>> BEGIN DATASET EXTRACT
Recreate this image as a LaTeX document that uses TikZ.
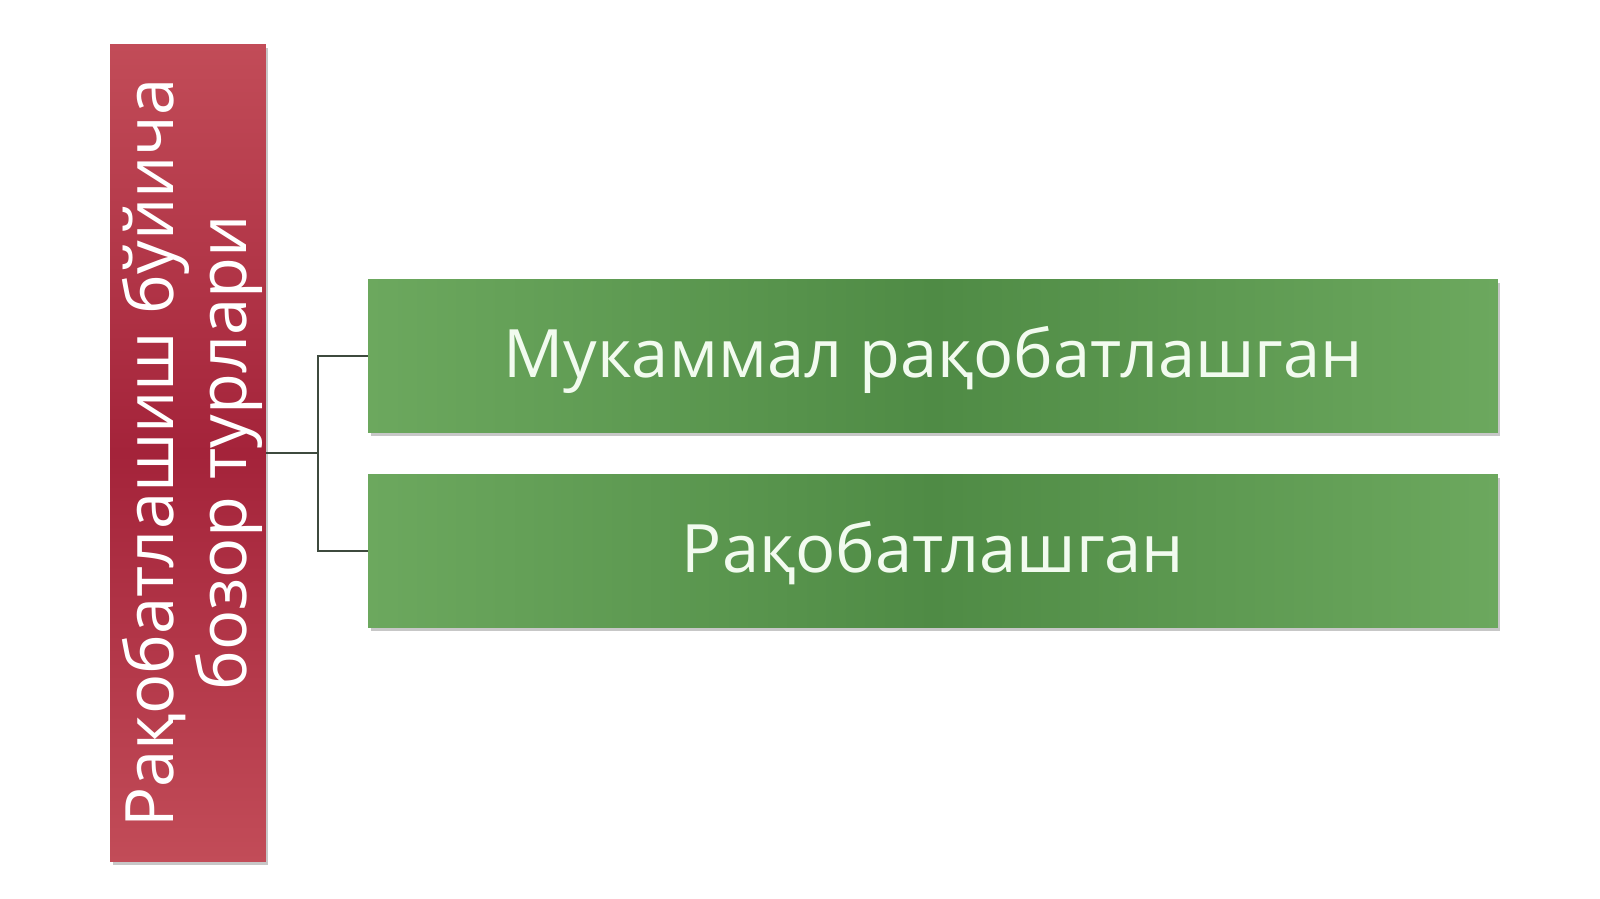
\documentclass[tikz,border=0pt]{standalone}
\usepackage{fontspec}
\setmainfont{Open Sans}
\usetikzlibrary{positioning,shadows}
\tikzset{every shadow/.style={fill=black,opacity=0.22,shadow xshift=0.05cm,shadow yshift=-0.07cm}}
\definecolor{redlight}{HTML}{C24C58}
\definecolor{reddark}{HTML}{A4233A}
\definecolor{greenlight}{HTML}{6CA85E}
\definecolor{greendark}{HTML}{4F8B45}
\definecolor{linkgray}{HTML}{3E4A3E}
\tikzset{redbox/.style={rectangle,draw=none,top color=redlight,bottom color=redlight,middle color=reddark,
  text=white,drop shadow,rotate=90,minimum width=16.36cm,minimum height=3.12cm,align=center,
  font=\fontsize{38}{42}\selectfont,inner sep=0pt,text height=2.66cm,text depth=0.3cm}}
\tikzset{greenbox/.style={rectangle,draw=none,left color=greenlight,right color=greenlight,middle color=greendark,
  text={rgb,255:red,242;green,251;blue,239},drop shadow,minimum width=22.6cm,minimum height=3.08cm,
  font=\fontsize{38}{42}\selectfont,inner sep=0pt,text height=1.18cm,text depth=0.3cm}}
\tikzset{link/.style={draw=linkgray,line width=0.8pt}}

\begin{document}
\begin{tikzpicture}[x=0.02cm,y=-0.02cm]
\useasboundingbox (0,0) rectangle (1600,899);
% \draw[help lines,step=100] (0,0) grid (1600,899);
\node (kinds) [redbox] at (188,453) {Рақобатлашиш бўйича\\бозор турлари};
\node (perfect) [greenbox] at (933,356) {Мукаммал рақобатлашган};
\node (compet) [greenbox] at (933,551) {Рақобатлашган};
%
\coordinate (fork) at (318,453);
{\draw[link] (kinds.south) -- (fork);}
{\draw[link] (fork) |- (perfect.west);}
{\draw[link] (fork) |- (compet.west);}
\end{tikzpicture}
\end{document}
>> END DATASET EXTRACT
**TO BE DONE:** Copy the whole of the material above exactly, but not its images.

**REPLY TO THE TASK:**
Recreate this image as a LaTeX document that uses TikZ.
\documentclass[tikz,border=0pt]{standalone}
\usepackage{fontspec}
\setmainfont{Open Sans}
\usetikzlibrary{positioning,shadows}
\tikzset{every shadow/.style={fill=black,opacity=0.22,shadow xshift=0.05cm,shadow yshift=-0.07cm}}
\definecolor{redlight}{HTML}{C24C58}
\definecolor{reddark}{HTML}{A4233A}
\definecolor{greenlight}{HTML}{6CA85E}
\definecolor{greendark}{HTML}{4F8B45}
\definecolor{linkgray}{HTML}{3E4A3E}
\tikzset{redbox/.style={rectangle,draw=none,top color=redlight,bottom color=redlight,middle color=reddark,
  text=white,drop shadow,rotate=90,minimum width=16.36cm,minimum height=3.12cm,align=center,
  font=\fontsize{38}{42}\selectfont,inner sep=0pt,text height=2.66cm,text depth=0.3cm}}
\tikzset{greenbox/.style={rectangle,draw=none,left color=greenlight,right color=greenlight,middle color=greendark,
  text={rgb,255:red,242;green,251;blue,239},drop shadow,minimum width=22.6cm,minimum height=3.08cm,
  font=\fontsize{38}{42}\selectfont,inner sep=0pt,text height=1.18cm,text depth=0.3cm}}
\tikzset{link/.style={draw=linkgray,line width=0.8pt}}

\begin{document}
\begin{tikzpicture}[x=0.02cm,y=-0.02cm]
\useasboundingbox (0,0) rectangle (1600,899);
% \draw[help lines,step=100] (0,0) grid (1600,899);
\node (kinds) [redbox] at (188,453) {Рақобатлашиш бўйича\\бозор турлари};
\node (perfect) [greenbox] at (933,356) {Мукаммал рақобатлашган};
\node (compet) [greenbox] at (933,551) {Рақобатлашган};
%
\coordinate (fork) at (318,453);
{\draw[link] (kinds.south) -- (fork);}
{\draw[link] (fork) |- (perfect.west);}
{\draw[link] (fork) |- (compet.west);}
\end{tikzpicture}
\end{document}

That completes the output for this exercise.